The original proposal from Senate Republicans would have phased in the check amounts, meaning some low-income households would not have qualified and others would have received a reduced amount. But the phase-in was not included in the final agreement, so low-income families are eligible to receive the maximum amount.

Who is eligible to receive a payment, and how is income calculated?

Most Americans qualify unless their income is too high, even if they don’t have any tax liability.

The phase-out of the check amount is based on adjusted gross income, which includes income from wages, investments, and retirement benefits and distributions.

Income amounts for the payments made this year are based on 2019 tax returns, or 2018 tax returns for people who haven’t filed their 2019 return yet. For those who haven’t filed a tax return in either year, the IRS can look at income information in Social Security benefit and Railroad Retirement benefit statements to determine eligibility.

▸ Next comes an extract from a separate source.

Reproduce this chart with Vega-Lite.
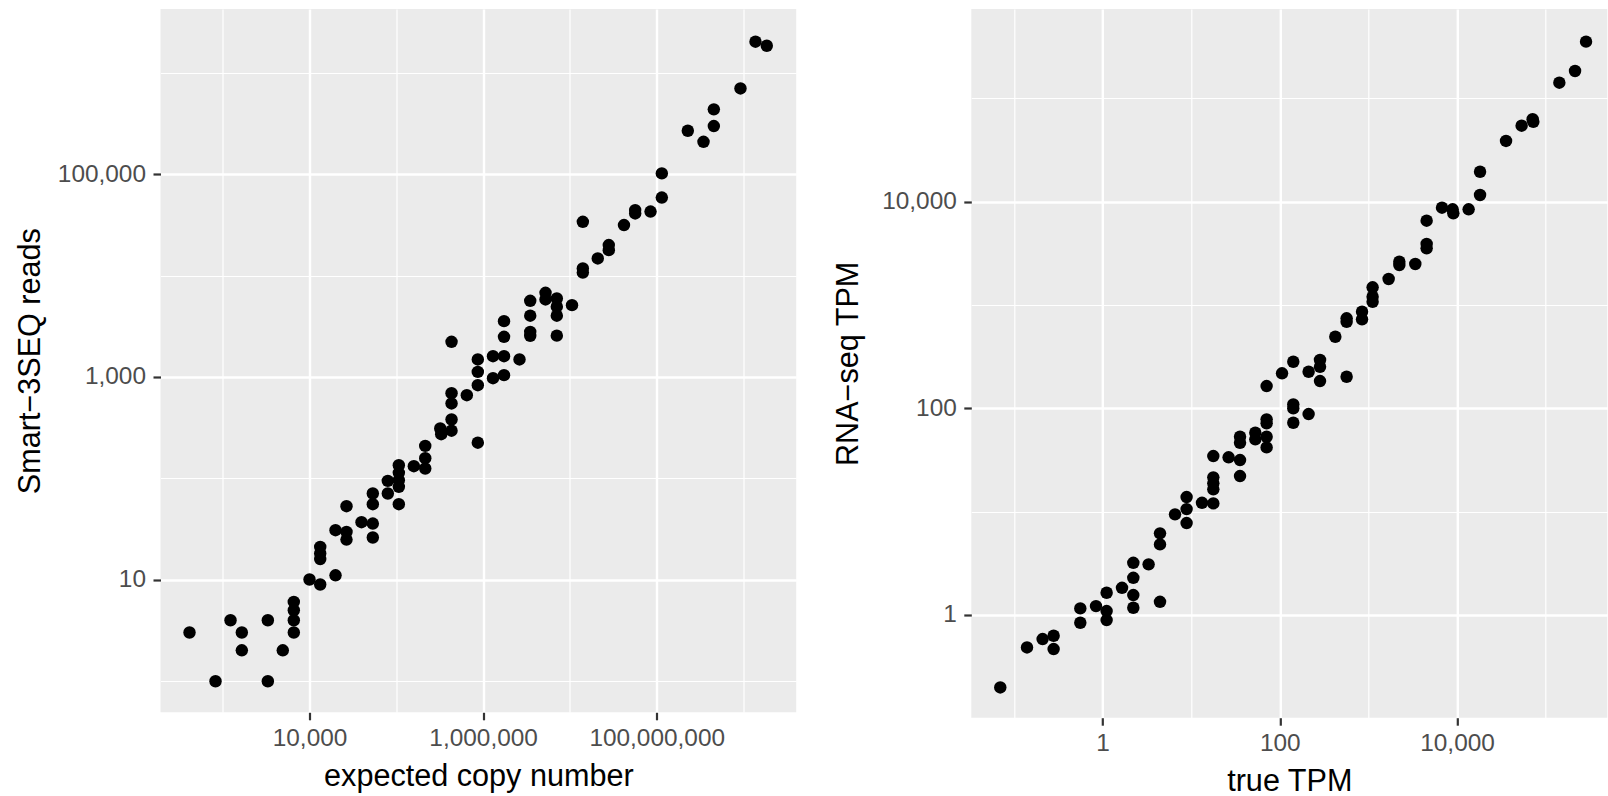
{
  "$schema": "https://vega.github.io/schema/vega-lite/v6.json",
  "padding": {"left": 15.5, "top": 9, "right": 0, "bottom": 0},
  "spacing": 36.8,
  "config": {
    "font": "Liberation Sans",
    "view": {"fill": "#EBEBEB", "stroke": null},
    "axis": {
      "domain": false,
      "gridColor": "#FFFFFF",
      "tickColor": "#333333",
      "tickWidth": 2.2,
      "tickSize": 7.5,
      "labelColor": "#4D4D4D",
      "labelFontSize": 24.4,
      "titleFontSize": 30.6,
      "titleFontWeight": "normal",
      "titleColor": "#000000",
      "labelFont": "Liberation Sans",
      "titleFont": "Liberation Sans",
      "labelOverlap": false,
      "labelFlush": false
    },
    "axisX": {"labelPadding": 6.5, "titlePadding": 12},
    "axisY": {"labelPadding": 7.5}
  },
  "datasets": {
    "smart": [
      {"expected": 414.4, "reads": 3.00},
      {"expected": 826, "reads": 0.99},
      {"expected": 1230, "reads": 3.96},
      {"expected": 1660, "reads": 3.00},
      {"expected": 1660, "reads": 2.00},
      {"expected": 3310, "reads": 3.96},
      {"expected": 3310, "reads": 0.99},
      {"expected": 4920, "reads": 2.00},
      {"expected": 6590, "reads": 6.01},
      {"expected": 6590, "reads": 4.97},
      {"expected": 6590, "reads": 3.96},
      {"expected": 6590, "reads": 3.00},
      {"expected": 10000, "reads": 10.0},
      {"expected": 13280, "reads": 21.0},
      {"expected": 13280, "reads": 18.1},
      {"expected": 13280, "reads": 15.9},
      {"expected": 13280, "reads": 8.93},
      {"expected": 19930, "reads": 30.7},
      {"expected": 19930, "reads": 11.0},
      {"expected": 26670, "reads": 53.0},
      {"expected": 26670, "reads": 29.5},
      {"expected": 26670, "reads": 24.8},
      {"expected": 39720, "reads": 36.8},
      {"expected": 53580, "reads": 70.7},
      {"expected": 53580, "reads": 55.4},
      {"expected": 53580, "reads": 35.7},
      {"expected": 53580, "reads": 26.0},
      {"expected": 79800, "reads": 94.2},
      {"expected": 79800, "reads": 70.7},
      {"expected": 106900, "reads": 134.6},
      {"expected": 106900, "reads": 113},
      {"expected": 106900, "reads": 95.7},
      {"expected": 106900, "reads": 82.2},
      {"expected": 106900, "reads": 55.4},
      {"expected": 159200, "reads": 131.5},
      {"expected": 215300, "reads": 208.6},
      {"expected": 215300, "reads": 157.8},
      {"expected": 215300, "reads": 124.8},
      {"expected": 320600, "reads": 309.9},
      {"expected": 329000, "reads": 272.3},
      {"expected": 432700, "reads": 2222},
      {"expected": 432700, "reads": 691.8},
      {"expected": 432700, "reads": 547.5},
      {"expected": 432700, "reads": 380.3},
      {"expected": 432700, "reads": 294.9},
      {"expected": 649000, "reads": 660.9},
      {"expected": 868600, "reads": 1489},
      {"expected": 868600, "reads": 1122},
      {"expected": 868600, "reads": 829.8},
      {"expected": 868600, "reads": 224.4},
      {"expected": 1300000, "reads": 1604},
      {"expected": 1300000, "reads": 973},
      {"expected": 1741000, "reads": 3557},
      {"expected": 1741000, "reads": 2489},
      {"expected": 1741000, "reads": 1604},
      {"expected": 1741000, "reads": 1042},
      {"expected": 2625000, "reads": 1489},
      {"expected": 3490000, "reads": 5646},
      {"expected": 3490000, "reads": 4027},
      {"expected": 3490000, "reads": 2788},
      {"expected": 3490000, "reads": 2547},
      {"expected": 5236000, "reads": 6770},
      {"expected": 5236000, "reads": 5825},
      {"expected": 7063000, "reads": 5960},
      {"expected": 7063000, "reads": 4946},
      {"expected": 7063000, "reads": 4027},
      {"expected": 7063000, "reads": 2559},
      {"expected": 10570000, "reads": 5117},
      {"expected": 14090000, "reads": 34040},
      {"expected": 14090000, "reads": 11800},
      {"expected": 14090000, "reads": 10720},
      {"expected": 20940000, "reads": 14800},
      {"expected": 28050000, "reads": 20040},
      {"expected": 28050000, "reads": 17870},
      {"expected": 41970000, "reads": 31580},
      {"expected": 56480000, "reads": 44390},
      {"expected": 56480000, "reads": 41180},
      {"expected": 84880000, "reads": 42940},
      {"expected": 114500000, "reads": 102300},
      {"expected": 114500000, "reads": 59020},
      {"expected": 228100000, "reads": 269800},
      {"expected": 345900000, "reads": 209900},
      {"expected": 455000000, "reads": 438600},
      {"expected": 455000000, "reads": 299800},
      {"expected": 922600000, "reads": 706300},
      {"expected": 1374000000, "reads": 2042000},
      {"expected": 1854000000, "reads": 1862000}
    ],
    "rnaseq": [
      {"true_tpm": 0.0700, "rnaseq_tpm": 0.199},
      {"true_tpm": 0.1402, "rnaseq_tpm": 0.485},
      {"true_tpm": 0.2103, "rnaseq_tpm": 0.585},
      {"true_tpm": 0.280, "rnaseq_tpm": 0.630},
      {"true_tpm": 0.280, "rnaseq_tpm": 0.468},
      {"true_tpm": 0.560, "rnaseq_tpm": 1.159},
      {"true_tpm": 0.560, "rnaseq_tpm": 0.841},
      {"true_tpm": 0.842, "rnaseq_tpm": 1.219},
      {"true_tpm": 1.110, "rnaseq_tpm": 1.641},
      {"true_tpm": 1.110, "rnaseq_tpm": 1.091},
      {"true_tpm": 1.110, "rnaseq_tpm": 0.893},
      {"true_tpm": 1.656, "rnaseq_tpm": 1.834},
      {"true_tpm": 2.221, "rnaseq_tpm": 3.199},
      {"true_tpm": 2.221, "rnaseq_tpm": 2.291},
      {"true_tpm": 2.221, "rnaseq_tpm": 1.559},
      {"true_tpm": 2.221, "rnaseq_tpm": 1.175},
      {"true_tpm": 3.305, "rnaseq_tpm": 3.090},
      {"true_tpm": 4.443, "rnaseq_tpm": 6.166},
      {"true_tpm": 4.443, "rnaseq_tpm": 4.823},
      {"true_tpm": 4.443, "rnaseq_tpm": 1.342},
      {"true_tpm": 6.566, "rnaseq_tpm": 9.419},
      {"true_tpm": 8.873, "rnaseq_tpm": 13.85},
      {"true_tpm": 8.873, "rnaseq_tpm": 10.59},
      {"true_tpm": 8.873, "rnaseq_tpm": 7.757},
      {"true_tpm": 13.24, "rnaseq_tpm": 12.19},
      {"true_tpm": 17.76, "rnaseq_tpm": 34.53},
      {"true_tpm": 17.76, "rnaseq_tpm": 21.48},
      {"true_tpm": 17.76, "rnaseq_tpm": 18.79},
      {"true_tpm": 17.76, "rnaseq_tpm": 16.44},
      {"true_tpm": 17.76, "rnaseq_tpm": 12.03},
      {"true_tpm": 26.43, "rnaseq_tpm": 33.56},
      {"true_tpm": 35.55, "rnaseq_tpm": 53.1},
      {"true_tpm": 35.55, "rnaseq_tpm": 46.45},
      {"true_tpm": 35.55, "rnaseq_tpm": 31.59},
      {"true_tpm": 35.55, "rnaseq_tpm": 22.13},
      {"true_tpm": 52.9, "rnaseq_tpm": 58.03},
      {"true_tpm": 52.9, "rnaseq_tpm": 50.1},
      {"true_tpm": 70.96, "rnaseq_tpm": 164.4},
      {"true_tpm": 70.96, "rnaseq_tpm": 78.24},
      {"true_tpm": 70.96, "rnaseq_tpm": 71.6},
      {"true_tpm": 70.96, "rnaseq_tpm": 53.1},
      {"true_tpm": 70.96, "rnaseq_tpm": 41.9},
      {"true_tpm": 105.9, "rnaseq_tpm": 218.2},
      {"true_tpm": 141.9, "rnaseq_tpm": 282.6},
      {"true_tpm": 141.9, "rnaseq_tpm": 109.3},
      {"true_tpm": 141.9, "rnaseq_tpm": 100},
      {"true_tpm": 141.9, "rnaseq_tpm": 72.55},
      {"true_tpm": 211.4, "rnaseq_tpm": 226},
      {"true_tpm": 211.4, "rnaseq_tpm": 88.1},
      {"true_tpm": 284.2, "rnaseq_tpm": 293.6},
      {"true_tpm": 284.2, "rnaseq_tpm": 252.8},
      {"true_tpm": 284.2, "rnaseq_tpm": 183.7},
      {"true_tpm": 422.9, "rnaseq_tpm": 493.2},
      {"true_tpm": 567.5, "rnaseq_tpm": 743.3},
      {"true_tpm": 567.5, "rnaseq_tpm": 688.7},
      {"true_tpm": 567.5, "rnaseq_tpm": 202.3},
      {"true_tpm": 847, "rnaseq_tpm": 861},
      {"true_tpm": 847, "rnaseq_tpm": 727.8},
      {"true_tpm": 1115, "rnaseq_tpm": 1483},
      {"true_tpm": 1115, "rnaseq_tpm": 1203},
      {"true_tpm": 1115, "rnaseq_tpm": 1076},
      {"true_tpm": 1691, "rnaseq_tpm": 1786},
      {"true_tpm": 2233, "rnaseq_tpm": 2624},
      {"true_tpm": 2233, "rnaseq_tpm": 2438},
      {"true_tpm": 3382, "rnaseq_tpm": 2495},
      {"true_tpm": 4540, "rnaseq_tpm": 6546},
      {"true_tpm": 4540, "rnaseq_tpm": 3895},
      {"true_tpm": 4540, "rnaseq_tpm": 3540},
      {"true_tpm": 6770, "rnaseq_tpm": 8750},
      {"true_tpm": 8918, "rnaseq_tpm": 8440},
      {"true_tpm": 9080, "rnaseq_tpm": 7723},
      {"true_tpm": 13520, "rnaseq_tpm": 8440},
      {"true_tpm": 18190, "rnaseq_tpm": 19500},
      {"true_tpm": 18190, "rnaseq_tpm": 11610},
      {"true_tpm": 35730, "rnaseq_tpm": 38730},
      {"true_tpm": 53580, "rnaseq_tpm": 54450},
      {"true_tpm": 71290, "rnaseq_tpm": 62810},
      {"true_tpm": 72600, "rnaseq_tpm": 59430},
      {"true_tpm": 142800, "rnaseq_tpm": 141900},
      {"true_tpm": 214800, "rnaseq_tpm": 184100},
      {"true_tpm": 285800, "rnaseq_tpm": 354000}
    ]
  },
  "hconcat": [
    {
      "width": 635.7,
      "height": 703.3,
      "data": {"name": "smart"},
      "mark": {"type": "circle", "size": 155, "color": "#000000", "opacity": 1},
      "encoding": {
        "x": {
          "field": "expected",
          "type": "quantitative",
          "scale": {"type": "log", "domain": [191.9, 4046000000], "nice": false},
          "axis": {
            "title": "expected copy number",
            "values": [1000, 10000, 100000, 1000000, 10000000, 100000000, 1000000000],
            "labelExpr": "abs(round(log(datum.value)/LN10)) % 2 == 0 ? format(datum.value, ',') : ''",
            "gridWidth": {"condition": {"test": "abs(round(log(datum.value)/LN10)) % 2 == 1", "value": 1.2}, "value": 2.4},
            "tickOpacity": {"condition": {"test": "abs(round(log(datum.value)/LN10)) % 2 == 1", "value": 0}, "value": 1}
          }
        },
        "y": {
          "field": "reads",
          "type": "quantitative",
          "scale": {"type": "log", "domain": [0.4887, 4295000], "nice": false},
          "axis": {
            "title": "Smart−3SEQ reads",
            "titlePadding": 11.4,
            "values": [1, 10, 100, 1000, 10000, 100000, 1000000],
            "labelExpr": "abs(round(log(datum.value)/LN10)) % 2 == 1 ? format(datum.value, ',') : ''",
            "gridWidth": {"condition": {"test": "abs(round(log(datum.value)/LN10)) % 2 == 0", "value": 1.2}, "value": 2.4},
            "tickOpacity": {"condition": {"test": "abs(round(log(datum.value)/LN10)) % 2 == 0", "value": 0}, "value": 1}
          }
        }
      }
    },
    {
      "width": 636,
      "height": 708.7,
      "data": {"name": "rnaseq"},
      "mark": {"type": "circle", "size": 155, "color": "#000000", "opacity": 1},
      "encoding": {
        "x": {
          "field": "true_tpm",
          "type": "quantitative",
          "scale": {"type": "log", "domain": [0.03296, 496600], "nice": false},
          "axis": {
            "title": "true TPM",
            "titlePadding": 11,
            "values": [0.1, 1, 10, 100, 1000, 10000, 100000],
            "labelExpr": "abs(round(log(datum.value)/LN10)) % 2 == 0 ? format(datum.value, ',') : ''",
            "gridWidth": {"condition": {"test": "abs(round(log(datum.value)/LN10)) % 2 == 1", "value": 1.2}, "value": 2.4},
            "tickOpacity": {"condition": {"test": "abs(round(log(datum.value)/LN10)) % 2 == 1", "value": 0}, "value": 1}
          }
        },
        "y": {
          "field": "rnaseq_tpm",
          "type": "quantitative",
          "scale": {"type": "log", "domain": [0.1014, 732800], "nice": false},
          "axis": {
            "title": "RNA−seq TPM",
            "titlePadding": 17.7,
            "values": [1, 10, 100, 1000, 10000, 100000],
            "labelExpr": "abs(round(log(datum.value)/LN10)) % 2 == 0 ? format(datum.value, ',') : ''",
            "gridWidth": {"condition": {"test": "abs(round(log(datum.value)/LN10)) % 2 == 1", "value": 1.2}, "value": 2.4},
            "tickOpacity": {"condition": {"test": "abs(round(log(datum.value)/LN10)) % 2 == 1", "value": 0}, "value": 1}
          }
        }
      }
    }
  ]
}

The payments are essentially an advance on a credit against 2020 taxes. People who receive advance payments based on their 2018 or 2019 income but qualify for a bigger credit amount based on their income this year will receive the remainder of the credit amount to which they are entitled when they file their 2020 tax returns next year.

Recipients will not have to pay any money back to the government if their 2020 income is greater than their income in previous years, according to a Republican aide for the Senate Finance Committee.

Who is not eligible?

People who don’t have a Social Security number, nonresident aliens, and estates and trusts are not eligible. Additionally, a household would not receive money for an adult dependent, such as an elderly relative or an adult child with disabilities.

How will the money be sent?

The Treasury Department and the IRS would be responsible for distributing the money. The IRS can disburse rebates to people electronically to accounts authorized for tax refunds or other federal payments on or after Jan. 1, 2018.

Otherwise, recipients will likely receive their check in the mail. The Finance Committee aide said the IRS is looking to see if they can deliver the money through debit cards mailed to people instead of paper checks, which would get the funds to people faster.

The legislation directs the Treasury Department to work with the Social Security Administration and other agencies to conduct a public awareness campaign about the checks.